Watch Day as the Catalyst
A Watch Day celebration in 2014, organized by the Federation of Jewish Communities in Romania (FEDROM) and supported by WMF, drew additional attention and government support for the site, after which the stalled restoration efforts resumed in earnest. In 2015, scaffolding that had covered the building for almost a decade was finally removed.

The Synagogue Revealed
Hidden in the former Jewish quarter of Iaşi near its historic center, the Great Synagogue is a remnant of a time before the Holocaust, when more than half of the city’s population was Jewish. Prior to 1940, the number of synagogues and houses of worship in Iaşi was over 100. The Great Synagogue is one of only two synagogues extant in the city and the oldest surviving synagogue in Romania. It was built in the late seventeenth century from brick and stone, with a fresco-decorated interior.

The Aron Kodesh
The beautiful sanctuary has always been the highlight of the synagogue, with a large, wooden aron kodesh, or torah ark, as its centerpiece. Sculpted of wood and painted, it dates to around 1864. The aron kodesh was deteriorating quickly from water infiltration and its location in an active building site.

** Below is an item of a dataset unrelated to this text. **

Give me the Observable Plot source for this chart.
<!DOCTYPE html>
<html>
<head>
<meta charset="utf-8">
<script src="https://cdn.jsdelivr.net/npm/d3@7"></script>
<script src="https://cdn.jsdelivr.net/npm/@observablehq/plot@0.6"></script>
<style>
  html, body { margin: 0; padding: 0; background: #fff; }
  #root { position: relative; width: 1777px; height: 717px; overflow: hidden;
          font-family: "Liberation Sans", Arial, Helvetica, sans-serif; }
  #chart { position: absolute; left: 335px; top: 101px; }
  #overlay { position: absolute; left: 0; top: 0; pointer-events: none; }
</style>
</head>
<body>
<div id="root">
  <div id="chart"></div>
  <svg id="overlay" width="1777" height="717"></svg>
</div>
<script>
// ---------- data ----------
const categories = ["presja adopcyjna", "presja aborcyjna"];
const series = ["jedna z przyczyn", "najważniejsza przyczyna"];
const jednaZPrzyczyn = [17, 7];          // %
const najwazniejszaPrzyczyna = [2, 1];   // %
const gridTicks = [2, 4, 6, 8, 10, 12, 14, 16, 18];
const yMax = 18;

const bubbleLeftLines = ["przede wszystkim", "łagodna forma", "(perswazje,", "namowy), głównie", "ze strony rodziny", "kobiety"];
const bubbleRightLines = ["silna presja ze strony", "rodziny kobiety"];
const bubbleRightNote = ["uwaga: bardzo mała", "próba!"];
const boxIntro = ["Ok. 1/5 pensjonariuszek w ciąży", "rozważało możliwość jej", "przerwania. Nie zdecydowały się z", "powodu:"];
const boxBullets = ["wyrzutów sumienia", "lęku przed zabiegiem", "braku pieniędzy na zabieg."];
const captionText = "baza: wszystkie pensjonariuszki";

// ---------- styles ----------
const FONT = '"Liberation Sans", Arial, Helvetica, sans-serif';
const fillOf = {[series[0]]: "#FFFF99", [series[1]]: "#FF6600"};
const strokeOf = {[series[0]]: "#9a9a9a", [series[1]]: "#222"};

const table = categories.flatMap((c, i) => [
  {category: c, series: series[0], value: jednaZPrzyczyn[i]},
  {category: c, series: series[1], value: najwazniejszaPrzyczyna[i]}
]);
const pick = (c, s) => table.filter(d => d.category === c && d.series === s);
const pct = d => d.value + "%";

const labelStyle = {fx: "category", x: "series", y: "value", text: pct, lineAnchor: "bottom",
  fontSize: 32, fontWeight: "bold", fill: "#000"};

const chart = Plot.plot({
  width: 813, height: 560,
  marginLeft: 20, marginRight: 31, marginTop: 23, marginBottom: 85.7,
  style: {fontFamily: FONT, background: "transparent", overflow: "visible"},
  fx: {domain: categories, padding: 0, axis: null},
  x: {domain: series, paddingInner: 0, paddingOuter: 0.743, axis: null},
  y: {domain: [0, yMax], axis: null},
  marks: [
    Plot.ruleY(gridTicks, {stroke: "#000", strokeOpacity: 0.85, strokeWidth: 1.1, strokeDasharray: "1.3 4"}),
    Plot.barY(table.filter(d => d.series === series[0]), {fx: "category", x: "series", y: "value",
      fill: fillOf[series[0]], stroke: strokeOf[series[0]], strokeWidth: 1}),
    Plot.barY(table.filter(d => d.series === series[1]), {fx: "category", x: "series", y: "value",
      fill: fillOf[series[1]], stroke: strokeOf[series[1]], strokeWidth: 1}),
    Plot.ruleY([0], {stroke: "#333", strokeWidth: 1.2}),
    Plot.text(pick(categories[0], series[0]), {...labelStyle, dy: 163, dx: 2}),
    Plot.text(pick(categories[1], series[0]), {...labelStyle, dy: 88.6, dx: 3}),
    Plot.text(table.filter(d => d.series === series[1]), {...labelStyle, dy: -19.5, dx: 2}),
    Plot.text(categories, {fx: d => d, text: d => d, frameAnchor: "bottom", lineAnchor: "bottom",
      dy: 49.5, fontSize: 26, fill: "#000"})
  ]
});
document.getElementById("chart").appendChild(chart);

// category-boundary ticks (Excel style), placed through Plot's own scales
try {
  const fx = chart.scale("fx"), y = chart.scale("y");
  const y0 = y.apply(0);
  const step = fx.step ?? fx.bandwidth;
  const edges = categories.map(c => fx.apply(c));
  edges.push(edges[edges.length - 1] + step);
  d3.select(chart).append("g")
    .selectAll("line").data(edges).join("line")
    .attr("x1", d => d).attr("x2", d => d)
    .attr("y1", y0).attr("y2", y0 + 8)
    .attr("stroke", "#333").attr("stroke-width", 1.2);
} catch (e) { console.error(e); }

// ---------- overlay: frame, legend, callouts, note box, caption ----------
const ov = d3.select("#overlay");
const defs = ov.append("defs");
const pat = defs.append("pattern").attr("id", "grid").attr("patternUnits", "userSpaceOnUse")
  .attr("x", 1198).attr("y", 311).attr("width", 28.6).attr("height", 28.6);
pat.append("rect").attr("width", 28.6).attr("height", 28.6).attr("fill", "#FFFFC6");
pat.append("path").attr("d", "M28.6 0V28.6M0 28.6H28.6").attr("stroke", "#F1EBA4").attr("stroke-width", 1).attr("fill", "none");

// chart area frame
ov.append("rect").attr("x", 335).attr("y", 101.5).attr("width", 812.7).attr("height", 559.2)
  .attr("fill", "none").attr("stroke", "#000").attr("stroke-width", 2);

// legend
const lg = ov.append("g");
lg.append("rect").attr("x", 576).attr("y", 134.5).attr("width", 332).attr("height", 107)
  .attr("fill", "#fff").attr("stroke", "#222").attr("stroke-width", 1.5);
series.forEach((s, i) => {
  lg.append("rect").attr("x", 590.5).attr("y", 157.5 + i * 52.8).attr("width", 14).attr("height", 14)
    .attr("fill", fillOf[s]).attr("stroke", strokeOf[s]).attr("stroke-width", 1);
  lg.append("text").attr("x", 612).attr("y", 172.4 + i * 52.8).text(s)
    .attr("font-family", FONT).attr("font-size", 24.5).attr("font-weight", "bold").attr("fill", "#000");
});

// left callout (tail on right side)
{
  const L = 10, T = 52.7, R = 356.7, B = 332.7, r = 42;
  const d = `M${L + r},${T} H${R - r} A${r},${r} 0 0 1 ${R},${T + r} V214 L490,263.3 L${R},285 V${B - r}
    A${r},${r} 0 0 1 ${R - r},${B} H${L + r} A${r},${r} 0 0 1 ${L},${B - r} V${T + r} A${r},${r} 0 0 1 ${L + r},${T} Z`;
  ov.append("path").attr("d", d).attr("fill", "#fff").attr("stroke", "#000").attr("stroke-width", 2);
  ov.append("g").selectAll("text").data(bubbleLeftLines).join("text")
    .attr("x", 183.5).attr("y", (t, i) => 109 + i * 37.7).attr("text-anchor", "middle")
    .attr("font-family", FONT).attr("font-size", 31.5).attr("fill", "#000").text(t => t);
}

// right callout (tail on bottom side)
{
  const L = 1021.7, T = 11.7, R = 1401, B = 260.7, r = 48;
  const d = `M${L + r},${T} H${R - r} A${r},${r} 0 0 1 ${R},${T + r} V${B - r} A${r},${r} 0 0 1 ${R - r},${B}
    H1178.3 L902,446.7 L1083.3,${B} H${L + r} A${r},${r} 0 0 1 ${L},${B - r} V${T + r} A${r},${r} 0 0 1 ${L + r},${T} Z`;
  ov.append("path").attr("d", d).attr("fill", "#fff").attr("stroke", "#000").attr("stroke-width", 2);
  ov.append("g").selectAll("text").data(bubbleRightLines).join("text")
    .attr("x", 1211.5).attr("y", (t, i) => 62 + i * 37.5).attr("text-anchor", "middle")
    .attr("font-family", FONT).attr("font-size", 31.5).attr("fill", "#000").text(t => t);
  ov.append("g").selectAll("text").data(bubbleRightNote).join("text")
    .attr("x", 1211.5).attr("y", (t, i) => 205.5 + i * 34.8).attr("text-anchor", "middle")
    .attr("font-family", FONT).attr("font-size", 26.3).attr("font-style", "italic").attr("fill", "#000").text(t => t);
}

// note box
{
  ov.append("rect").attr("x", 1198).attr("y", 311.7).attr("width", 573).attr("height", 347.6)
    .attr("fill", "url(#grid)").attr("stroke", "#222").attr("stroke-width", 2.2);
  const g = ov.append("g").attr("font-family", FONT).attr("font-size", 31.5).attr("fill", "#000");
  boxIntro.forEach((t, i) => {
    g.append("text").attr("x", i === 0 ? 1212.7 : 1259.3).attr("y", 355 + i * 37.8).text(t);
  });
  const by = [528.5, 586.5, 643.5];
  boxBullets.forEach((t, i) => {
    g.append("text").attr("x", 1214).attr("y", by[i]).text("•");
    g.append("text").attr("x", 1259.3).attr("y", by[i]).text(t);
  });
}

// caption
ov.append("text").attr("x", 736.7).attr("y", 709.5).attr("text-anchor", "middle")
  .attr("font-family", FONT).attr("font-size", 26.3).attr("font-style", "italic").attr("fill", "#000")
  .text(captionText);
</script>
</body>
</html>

Undertaking the Restoration
The painstaking effort that went into the ark’s restoration was led by renowned local conservation experts Pia Stefania Stinghe and the late Mihai Stinghe, with the participation of a team of young apprentices, and architect Lucia Apostol, who heads the Sacred Heritage Preservation Section for the Federation of Jewish Communities in Romania (FEDROM).

Restoring the Aron Kodesh
The first phase of work included in situ research and tests, including studying the degradation and loss.
A condition assessment from 2015 showed it was an advanced state of decay, infested with mold and termites. Some sections had suffered irreversible deterioration and others had become detached and lost, posing significant challenges to its restoration.



Restoration Continues
The second phase of the project was the restoration of the disassembled pieces and the reinstallation of the aron kodesh. Work on each section included filling the gaps in the polychrome layer, full restoration of the missing pieces, and finally, mounting and reassembly.
The third and final phase of the project was the creation of an illustrated publication that thoroughly documents the restoration work on the aron kodesh.



Thanks to generous support from the David Berg Foundation and WMF’s Jewish Heritage Program Endowment, World Monuments Fund partnered with FEDROM on the stabilization and emergency treatment of the aron kodesh in 2015, completing the restoration and reinstallation of the ark from 2016 to 2018 thanks to the additional commitment of The Robert W. Wilson Charitable Trust.